= Ferroresonance in electricity networks =

Ferroresonance, or nonlinear resonance, is a rare type of resonance in electric circuits which occurs when a circuit containing a nonlinear inductance is fed from a source that has series capacitance, and the circuit is subjected to a disturbance such as opening of a switch. It can cause overvoltages and overcurrents in an electrical power system and can pose a risk to transmission and distribution equipment and to operational personnel.

Ferroresonant effects were first described in a 1907 paper by Joseph Bethenod. The term ferroresonance was apparently coined by French engineer Paul Boucherot in a 1920 paper, in which he analysed the phenomenon of two stable fundamental frequency operating points coexisting in a series circuit containing a resistor, nonlinear inductor and a capacitor.

==Technical description ==
In general, "attempts to set precise limits for prevention of the phenomenon have been frustrating", and no complete model of the underlying physics is known. However, ferroresonance generally occurs when a transformer driving a system with primarily reactive (large imaginary part) impedance experiences perturbation to a single electrical phase. The transformer must be operating close to its saturation point, at which a real transformer's leakage inductance decreases dramatically.

Following perturbation, the transformer oscillates in and out of the saturated and unsaturated modes of operation each cycle, such that the cycle-average inductance cancels out the power line impedance. In situations where the primary impedance on the line is the several-hundred-picofarad shunt capacitance to ground, the combined transformer-power line system effectively acts as a low-impedance fault.

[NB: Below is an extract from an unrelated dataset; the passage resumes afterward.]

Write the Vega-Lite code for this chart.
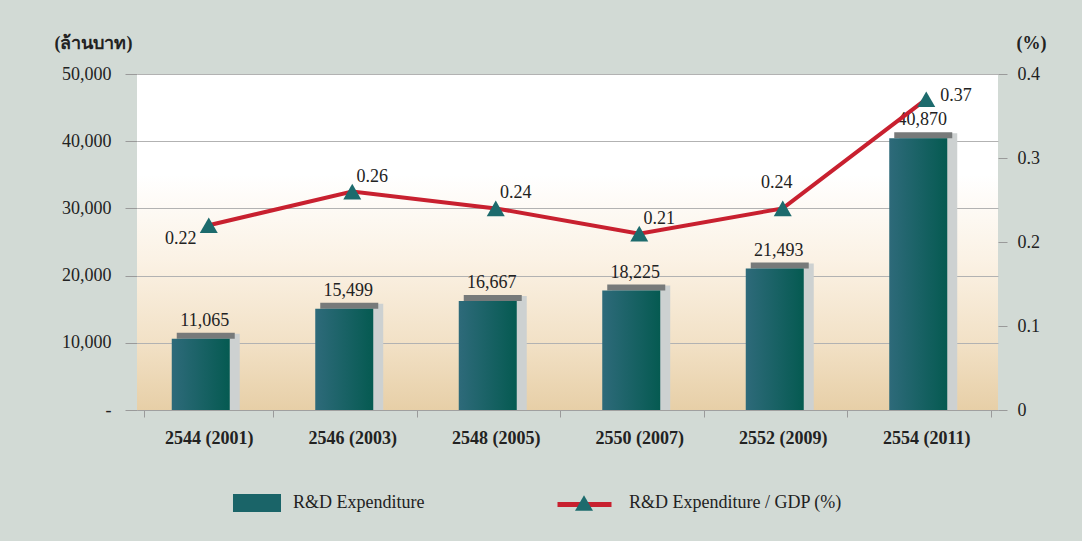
{
  "$schema": "https://vega.github.io/schema/vega-lite/v6.json",
  "width": 861,
  "height": 336,
  "autosize": "none",
  "padding": {"left": 137, "top": 74, "right": 84, "bottom": 131},
  "background": "#d2dad5",
  "config": {
    "view": {
      "stroke": null,
      "fill": {"gradient": "linear", "x1": 0, "y1": 0, "x2": 0, "y2": 1,
        "stops": [
          {"offset": 0, "color": "#ffffff"},
          {"offset": 0.3, "color": "#ffffff"},
          {"offset": 0.55, "color": "#fbf2e5"},
          {"offset": 0.8, "color": "#f2e1c6"},
          {"offset": 1, "color": "#e7cfa7"}
        ]}
    },
    "font": "Times New Roman, Liberation Serif, serif",
    "text": {"font": "Times New Roman, Liberation Serif, serif", "fontSize": 18, "color": "#222222"},
    "axis": {"labelFont": "Times New Roman, Liberation Serif, serif", "titleFont": "Times New Roman, Liberation Serif, serif", "labelFontSize": 18, "labelColor": "#222222", "titleColor": "#222222", "tickColor": "#9a9a9a", "domainColor": "#9a9a9a"},
    "legend": {"labelFont": "Times New Roman, Liberation Serif, serif", "labelFontSize": 18, "labelColor": "#222222", "labelLimit": 400}
  },
  "data": {"values": [
    {"year": "2544 (2001)", "rd": 11065, "pct": 0.22},
    {"year": "2546 (2003)", "rd": 15499, "pct": 0.26},
    {"year": "2548 (2005)", "rd": 16667, "pct": 0.24},
    {"year": "2550 (2007)", "rd": 18225, "pct": 0.21},
    {"year": "2552 (2009)", "rd": 21493, "pct": 0.24},
    {"year": "2554 (2011)", "rd": 40870, "pct": 0.37}
  ]},
  "encoding": {
    "x": {"field": "year", "type": "nominal", "sort": null,
      "axis": {"title": null, "labelAngle": 0, "labelFontWeight": "bold", "labelPadding": 12, "tickBand": "extent", "tickSize": 7, "domainColor": "#a0a0a0"}}
  },
  "layer": [
    {
      "encoding": {
        "y": {"field": "rd", "type": "quantitative", "scale": {"domain": [0, 50000]},
          "axis": {"values": [0, 10000, 20000, 30000, 40000, 50000],
            "labelExpr": "datum.value == 0 ? '-' : format(datum.value, ',')",
            "grid": true, "gridColor": "#b2b2b2", "domain": false, "tickSize": 12, "labelPadding": 14,
            "title": "(ล้านบาท)", "titleAngle": 0, "titleAlign": "center", "titleBaseline": "middle",
            "titleX": -44, "titleY": -31, "titleFontSize": 18, "titleFontWeight": "bold"}}
      },
      "layer": [
        {"mark": {"type": "bar", "width": 58, "xOffset": 2, "yOffset": -2, "color": "#cdd1d1"},
         "encoding": {"y2": {"datum": 0}}},
        {"mark": {"type": "bar", "width": 58, "xOffset": -3, "yOffset": -3, "y2Offset": 3, "color": "#777a7a"},
         "encoding": {"y2": {"field": "rd"}}},
        {"mark": {"type": "bar", "width": 58, "xOffset": -8, "yOffset": 3,
          "color": {"gradient": "linear", "x1": 0, "y1": 0, "x2": 1, "y2": 0,
            "stops": [{"offset": 0, "color": "#2e6a7a"}, {"offset": 1, "color": "#055a51"}]}},
         "encoding": {"y2": {"datum": 0}}},
        {"mark": {"type": "bar", "width": 1, "opacity": 1},
         "encoding": {
           "y": {"datum": 0}, "y2": {"datum": 0},
           "fill": {"datum": "R&D Expenditure", "type": "nominal", "scale": {"range": ["#1a6468"]},
             "legend": {"orient": "none", "legendX": 111, "legendY": 420, "title": null,
               "symbolType": "M-2.667,-1H2.667V1H-2.667Z", "symbolSize": 324, "symbolStrokeWidth": 0,
               "labelOffset": 27}}
         }},
        {"mark": {"type": "text", "baseline": "bottom", "dx": -4, "dy": -6},
         "encoding": {"text": {"field": "rd", "type": "quantitative", "format": ","}}}
      ]
    },
    {
      "encoding": {
        "y": {"field": "pct", "type": "quantitative", "scale": {"domain": [0, 0.4]},
          "axis": {"orient": "right", "values": [0, 0.1, 0.2, 0.3, 0.4],
            "labelExpr": "datum.value == 0 ? '0' : format(datum.value, '.1f')",
            "grid": false, "domain": false, "tickSize": 9, "labelPadding": 10,
            "title": "(%)", "titleAngle": 0, "titleAlign": "center", "titleBaseline": "middle",
            "titleX": 33, "titleY": -31, "titleFontSize": 18, "titleFontWeight": "bold"}}
      },
      "layer": [
        {"mark": {"type": "line", "strokeWidth": 4},
         "encoding": {"stroke": {"datum": "line", "type": "nominal", "scale": {"range": ["#c8202f"]},
           "legend": {"orient": "none", "legendX": 418, "legendY": 401, "title": null, "symbolType": "stroke",
             "symbolSize": 2916, "symbolStrokeWidth": 5, "labelExpr": "''"}}}},
        {"mark": {"type": "point", "filled": true, "color": "#1d6b6d", "size": 324, "opacity": 1},
         "encoding": {"shape": {"datum": "R&D Expenditure / GDP (%)", "type": "nominal", "scale": {"range": ["triangle-up"]},
           "legend": {"orient": "none", "legendX": 438, "legendY": 420, "title": null, "symbolSize": 324,
             "symbolFillColor": "#1d6b6d", "symbolStrokeWidth": 0, "labelOffset": 36}}}},
        {"transform": [{"filter": "datum.year == '2544 (2001)'"}],
         "mark": {"type": "text", "dx": -28, "dy": 14},
         "encoding": {"text": {"field": "pct", "type": "quantitative", "format": ".2f"}}},
        {"transform": [{"filter": "datum.year == '2546 (2003)' || datum.year == '2548 (2005)' || datum.year == '2550 (2007)'"}],
         "mark": {"type": "text", "dx": 20, "dy": -15},
         "encoding": {"text": {"field": "pct", "type": "quantitative", "format": ".2f"}}},
        {"transform": [{"filter": "datum.year == '2552 (2009)'"}],
         "mark": {"type": "text", "dx": -6, "dy": -25},
         "encoding": {"text": {"field": "pct", "type": "quantitative", "format": ".2f"}}},
        {"transform": [{"filter": "datum.year == '2554 (2011)'"}],
         "mark": {"type": "text", "align": "left", "dx": 14, "dy": -3},
         "encoding": {"text": {"field": "pct", "type": "quantitative", "format": ".2f"}}}
      ]
    }
  ],
  "resolve": {"scale": {"y": "independent"}}
}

A nonlinear oscillation, ferroresonance exhibits substantial differences from a classical LC circuit. In particular, it occurs at a range of frequencies (often near harmonics of the utility frequency). Depending on the frequency, the transformer spends a different proportion of the cycle locked in the saturated mode. Ferroresonance is also resilient to the wavepoint of the initial perturbation and (to a limited extent) initial transformer core flux loading. Ferroresonant circuits exhibit a highly distorted waveform, and voltage and current at transitions in and out of the saturated mode typically show discontinuities or first-order singularities.

==Practical effects==
In the electrical distribution field this typically occurs on a medium voltage electrical distribution network of transformers (inductive component) and power cables (capacitive component). If such a network has little or no resistive load connected and one phase of the applied voltage is then interrupted, ferroresonance can occur. If the remaining phases are not quickly interrupted and the phenomenon continues, overvoltage can lead to the breakdown of insulation in the connected components resulting in their failure.

During saturated moments, the very high current developed through one transformer coil may damage the equipment through Joule heating; during unsaturated moments, the very high voltage the transformer develops (five to six times the line voltage) may burn out nearby fuses or lightning arrestors.

The phenomenon can be avoided by connecting a minimal resistive load on the transformer secondaries or by interrupting the applied voltage by a three-phase interrupting device such as a ganged (three-pole) circuit breaker. In many cases, it also suffices to unground the transformer in a Δ configuration, which increases the line shunt impedance.